Image source: Getty Images.

Here's the good news from General Electric

Investors can disagree on the question of whether CEO Larry Culp deliberately lowballed FCF guidance when he took over the office, but what's indisputable is that GE sailed past the company's original guidance.

Now let's take a look at GE's FCF outlook through 2019 and the recently given outlook for 2020. Take a moment to look at the headline numbers because the underlying numbers are much better than what's on display.

For now, note that the 2019 figure of $2.3 billion came in much better than the original outlook for an outflow of $2 billion to zero, and the outlook given in October. Moreover, the forecast for 2020 of $2 billion to $4 billion shows a clear improvement on the $2.3 billion generated in 2019.

Metric

Current Outlook Full-Year 2020

Full-Year 2019 Actual

Updated Outlook (Given in October 2019)

Initial Full-Year 2019 Outlook (Given in March 2019)

Full-Year 2018 Actual

Industrial free cash flow

$2 billion to $4 billion

$2.3 billion

$0 to $2 billion

$(2) billion to $0

$4.3 billion

Data source: General Electric presentations.

Why the underlying numbers are even better

Now let's get into the nuance. First, starting with the 2019 figure of $2.3 billion, it's important to note that the grounding of the Boeing 737 MAX and subsequent production halt hit GE's FCF by $1.4 billion in 2019. CFM International, GE's joint venture with Safran, makes the LEAP engine for the aircraft. This is not something management could have predicted when it gave its initial guidance in March 2019. In other words, it's fair to assume that the apples-to-apples FCF figure for 2019 is $3.7 billion -- significantly ahead of the midpoint of initial guidance for an outflow of $1 billion.

Second, the 2020 outlook implies a much more significant jump in FCF from 2019 than the headline numbers outline. This is because the 2019 figure contains $1.3 billion of FCF from biopharma -- a business that GE will sell to Danaher in early 2020 -- and $350 million in dividends from GE's stake in Baker Hughes. GE plans to gradually sell off this stake in 2020.

In addition, GE's FCF guidance for 2020 "is dependent on the 737 MAX return to service, which we are planning for mid-2020," according to Culp on the latest earnings call.

Let's try to crystallize what all these numbers mean.

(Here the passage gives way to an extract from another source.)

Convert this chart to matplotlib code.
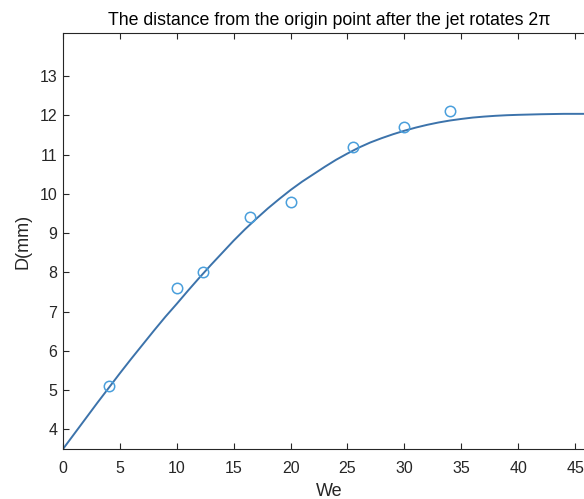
import numpy as np
import matplotlib
matplotlib.use("Agg")
import matplotlib.pyplot as plt

plt.rcParams['font.family'] = ['Liberation Sans', 'DejaVu Sans']

# measured points
we_pts = [4, 10, 12.3, 16.4, 20, 25.5, 30, 34]
d_pts = [5.1, 7.6, 8.0, 9.4, 9.8, 11.2, 11.7, 12.1]

# fitted curve
we_fit = [0, 1, 2, 3, 4, 5, 6, 7, 8, 9, 10, 11, 12, 13, 14, 15, 16, 17,
          18, 19, 20, 21, 22, 23, 24, 25, 26, 27, 28, 29, 30, 31, 32, 33,
          34, 35, 36, 37, 38, 39, 40, 42, 44, 46, 48]
d_fit = [3.5, 3.89, 4.28, 4.67, 5.05, 5.43, 5.8, 6.16, 6.52, 6.87, 7.2,
         7.54, 7.87, 8.19, 8.5, 8.81, 9.1, 9.37, 9.63, 9.87, 10.1, 10.31,
         10.5, 10.69, 10.87, 11.03, 11.18, 11.31, 11.42, 11.52, 11.61,
         11.69, 11.76, 11.82, 11.87, 11.91, 11.945, 11.97, 11.99, 12.005,
         12.015, 12.03, 12.04, 12.04, 12.04]

fig = plt.figure(figsize=(5.84, 4.99), dpi=100)
ax = fig.add_axes([63/584, 50/499, 532/584, 416/499])

ax.plot(we_fit, d_fit, color='#3c73ab', lw=1.4, zorder=2)
ax.plot(we_pts, d_pts, 'o', mfc='none', mec='#4a9fdc', ms=7.5, mew=1.1, zorder=3)

ax.set_xlim(0, 46.75)
ax.set_ylim(3.5, 14.1)
ax.set_xticks(np.arange(0, 50, 5))
ax.set_yticks(np.arange(4, 14, 1))

ax.tick_params(direction='in', length=4, width=0.8, colors='#262626',
               labelsize=11.5, top=True, right=True)
ax.tick_params(axis='x', pad=8.5)
ax.tick_params(axis='y', pad=4)
for s in ax.spines.values():
    s.set_color('#262626')
    s.set_linewidth(0.8)

ax.set_xlabel('We', fontsize=13, color='#262626', labelpad=5)
ax.set_ylabel('D(mm)', fontsize=13, color='#262626', labelpad=6)
ax.set_title('The distance from the origin point after the jet rotates 2π',
             fontsize=12.8, color='#000000', pad=6)

fig.savefig('out.png', dpi=100)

As you can see below, stripping out biopharma free cash flow and Baker Hughes dividends (as they won't be in 2020 for a full year) and adding back the $1.4 billion headwind from the 737 MAX gives an adjusted figure of $2.05 billion for 2019.

Adjustment

2019 Industrial Free Cash Flow

Reported full year

$2.3 billion

Minus biopharma free cash flow

($1.3 billion)

Minus Baker Hughes dividend

($350 million)

Plus 737 MAX cash headwind

$1.4 billion

Adjusted underlying industrial free cash flow

$2.05 billion

Data source: General Electric. Author's analysis.

Now recall that GE's FCF guidance for 2020 of $2 billion to $4 billion assumes the 737 MAX won't return to service before the middle of the year. In addition, it doesn't contain a full year of FCF from biopharma or a full year of dividends from Baker Hughes. Moreover, it's fair to say that the 2020 outlook is significantly lower than what it would be if the 737 MAX was in full production.

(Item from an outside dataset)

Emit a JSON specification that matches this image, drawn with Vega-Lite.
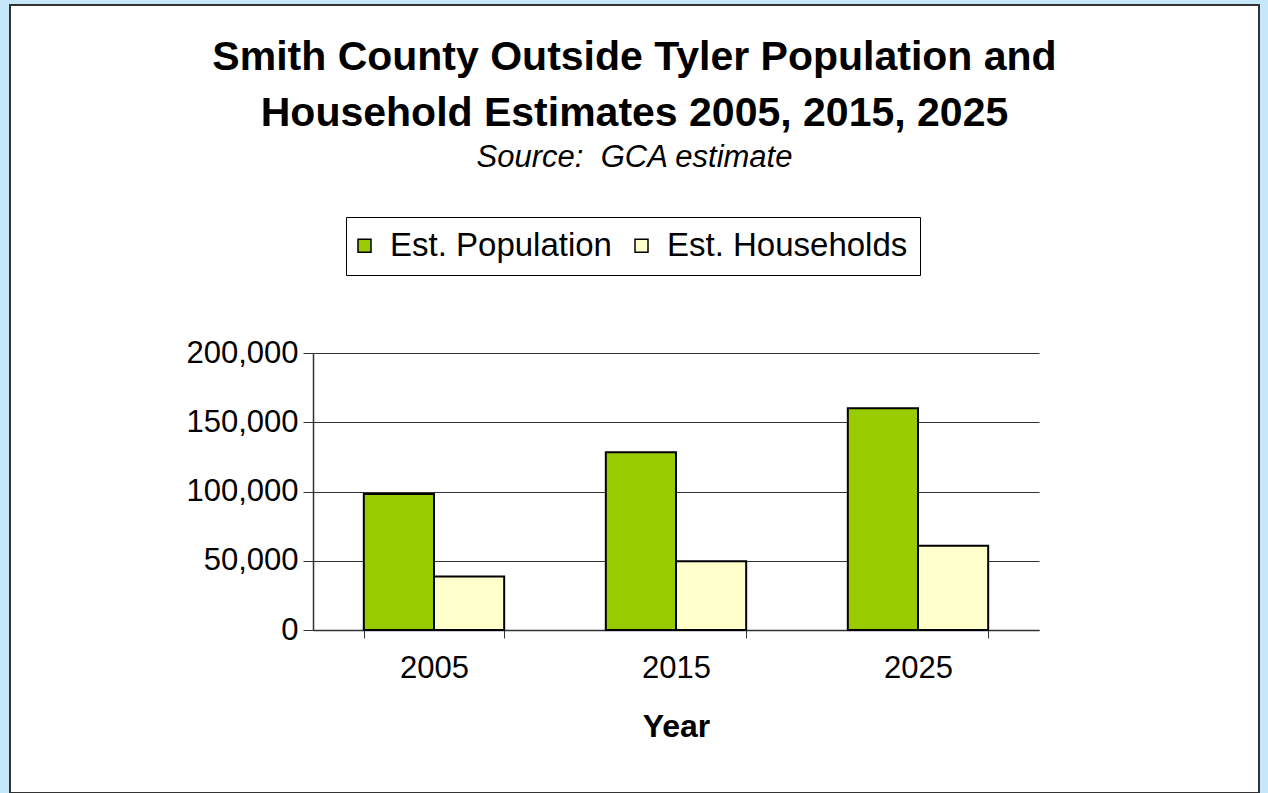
{
  "$schema": "https://vega.github.io/schema/vega-lite/v6.json",
  "width": 1249,
  "height": 788,
  "autosize": {"type": "none"},
  "padding": {"left": 10, "top": 5, "right": 9, "bottom": 0},
  "background": "#c6e6fa",
  "config": {
    "font": "Liberation Sans",
    "view": {"fill": "white", "stroke": "#333333", "strokeWidth": 2}
  },
  "title": {
    "text": ["Smith County Outside Tyler Population and", "Household Estimates 2005, 2015, 2025"],
    "subtitle": "Source:\u00a0 GCA estimate",
    "anchor": "middle",
    "frame": "group",
    "offset": -169,
    "font": "Liberation Sans",
    "fontSize": 41,
    "fontWeight": "bold",
    "color": "black",
    "lineHeight": 56,
    "subtitleFont": "Liberation Sans",
    "subtitleFontSize": 31,
    "subtitleFontStyle": "italic",
    "subtitleColor": "black",
    "subtitlePadding": 8
  },
  "data": {
    "values": [
      {"year": "2005", "series": "Est. Population", "value": 98200},
      {"year": "2005", "series": "Est. Households", "value": 38600},
      {"year": "2015", "series": "Est. Population", "value": 128300},
      {"year": "2015", "series": "Est. Households", "value": 49600},
      {"year": "2025", "series": "Est. Population", "value": 160100},
      {"year": "2025", "series": "Est. Households", "value": 60900}
    ]
  },
  "mark": {"type": "bar", "stroke": "black", "strokeWidth": 2},
  "encoding": {
    "x": {
      "field": "year",
      "type": "nominal",
      "scale": {"range": [303, 1029], "paddingInner": 0.42, "paddingOuter": 0.21},
      "axis": {
        "orient": "bottom",
        "offset": -163,
        "labelAngle": 0,
        "tickBand": "extent",
        "tickSize": 8,
        "tickColor": "#333333",
        "domainColor": "#333333",
        "domainWidth": 1.5,
        "labelFontSize": 31,
        "labelColor": "black",
        "labelPadding": 15,
        "title": "Year",
        "titleFontSize": 32,
        "titleFontWeight": "bold",
        "titleColor": "black",
        "titlePadding": 28,
        "grid": false
      }
    },
    "xOffset": {
      "field": "series",
      "sort": ["Est. Population", "Est. Households"],
      "scale": {"paddingInner": 0, "paddingOuter": 0}
    },
    "y": {
      "field": "value",
      "type": "quantitative",
      "scale": {"domain": [0, 200000], "range": [625, 348], "nice": false, "zero": true},
      "axis": {
        "orient": "left",
        "offset": -303,
        "values": [0, 50000, 100000, 150000, 200000],
        "format": ",.0f",
        "title": null,
        "labelFontSize": 31,
        "labelColor": "black",
        "labelPadding": 5,
        "tickSize": 10,
        "tickColor": "#333333",
        "domainColor": "#333333",
        "domainWidth": 1.5,
        "grid": true,
        "gridColor": "#333333",
        "gridWidth": 1
      }
    },
    "color": {
      "field": "series",
      "type": "nominal",
      "sort": ["Est. Population", "Est. Households"],
      "scale": {"domain": ["Est. Population", "Est. Households"], "range": ["#99cc00", "#ffffcc"]},
      "legend": {
        "orient": "none",
        "legendX": 336,
        "legendY": 212,
        "direction": "horizontal",
        "title": null,
        "strokeColor": "black",
        "padding": 12,
        "symbolType": "square",
        "symbolSize": 169,
        "symbolOffset": -10,
        "symbolStrokeColor": "black",
        "symbolStrokeWidth": 1.5,
        "symbolOpacity": 1,
        "labelFontSize": 33,
        "labelLimit": 500,
        "labelColor": "black",
        "labelOffset": 9,
        "columnPadding": 20
      }
    }
  }
}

The upshot of all of this is that if the 737 MAX was in full production, then GE's FCF in 2020 would have been a lot stronger than the $2 billion to $4 billion guided to, and that figure is likely to be a significant jump on the apples-to-apples comparison of $2.05 billion calculated in the table.

Valuing General Electric

Analysts asked the key question of what GE's FCF in 2020 could look like assuming the 737 MAX was in full production, with Culp replying it was "very, very hard to tell." However, he also promised more color on FCF guidance in a forthcoming update in March.

Nevertheless, based on the fact that the headwind in 2019 from the 737 MAX was $1.4 billion, a back-of-envelope figure for GE's underlying FCF could add $1 billion or $2 billion (assuming the 737 MAX was in full production and being delivered) to the range of $2 billion to $4 billion, with more growth in 2021 as its power segment continues to improve and LEAP engine production increases.

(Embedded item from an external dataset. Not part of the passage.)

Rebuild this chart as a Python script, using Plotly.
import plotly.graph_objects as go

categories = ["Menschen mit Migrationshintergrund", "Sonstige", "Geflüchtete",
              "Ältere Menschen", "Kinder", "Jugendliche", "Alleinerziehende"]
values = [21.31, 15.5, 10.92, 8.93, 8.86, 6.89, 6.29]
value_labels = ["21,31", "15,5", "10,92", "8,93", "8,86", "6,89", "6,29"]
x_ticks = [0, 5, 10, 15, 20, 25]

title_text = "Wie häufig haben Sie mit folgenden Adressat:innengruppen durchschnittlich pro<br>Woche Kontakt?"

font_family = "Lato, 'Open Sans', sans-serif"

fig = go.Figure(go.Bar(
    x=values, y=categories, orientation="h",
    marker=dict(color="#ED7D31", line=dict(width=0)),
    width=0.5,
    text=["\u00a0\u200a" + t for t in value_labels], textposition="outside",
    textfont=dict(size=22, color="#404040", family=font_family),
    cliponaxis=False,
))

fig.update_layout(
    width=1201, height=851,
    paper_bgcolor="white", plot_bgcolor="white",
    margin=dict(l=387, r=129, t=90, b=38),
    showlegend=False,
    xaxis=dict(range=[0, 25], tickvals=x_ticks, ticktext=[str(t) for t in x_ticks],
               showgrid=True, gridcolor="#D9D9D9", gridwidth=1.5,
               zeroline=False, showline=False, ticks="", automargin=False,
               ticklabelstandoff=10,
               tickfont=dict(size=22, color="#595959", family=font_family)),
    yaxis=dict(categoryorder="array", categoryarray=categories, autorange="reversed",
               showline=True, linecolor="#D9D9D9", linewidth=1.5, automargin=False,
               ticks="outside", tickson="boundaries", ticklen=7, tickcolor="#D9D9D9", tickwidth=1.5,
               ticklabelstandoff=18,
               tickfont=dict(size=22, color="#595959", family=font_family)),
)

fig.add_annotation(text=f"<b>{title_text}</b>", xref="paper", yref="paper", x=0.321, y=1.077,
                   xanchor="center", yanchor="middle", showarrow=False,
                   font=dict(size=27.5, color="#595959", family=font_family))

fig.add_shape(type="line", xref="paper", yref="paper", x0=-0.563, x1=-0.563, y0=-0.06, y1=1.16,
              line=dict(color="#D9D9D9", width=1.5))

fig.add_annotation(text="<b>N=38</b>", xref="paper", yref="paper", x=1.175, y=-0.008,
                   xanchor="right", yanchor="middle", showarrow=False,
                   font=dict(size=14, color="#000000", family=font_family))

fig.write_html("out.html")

All told, it's not hard to pencil in GE generating at least $5 billion in FCF in 2021, and based on the current market cap, that would put GE on a 2021 price-to-FCF multiple of around 22 times -- a figure comparable to that of Honeywell and United Technologies right now. There's no doubt about it, GE's FCF looks set to expand significantly in the coming years, and that's what's supporting the recent stock price move.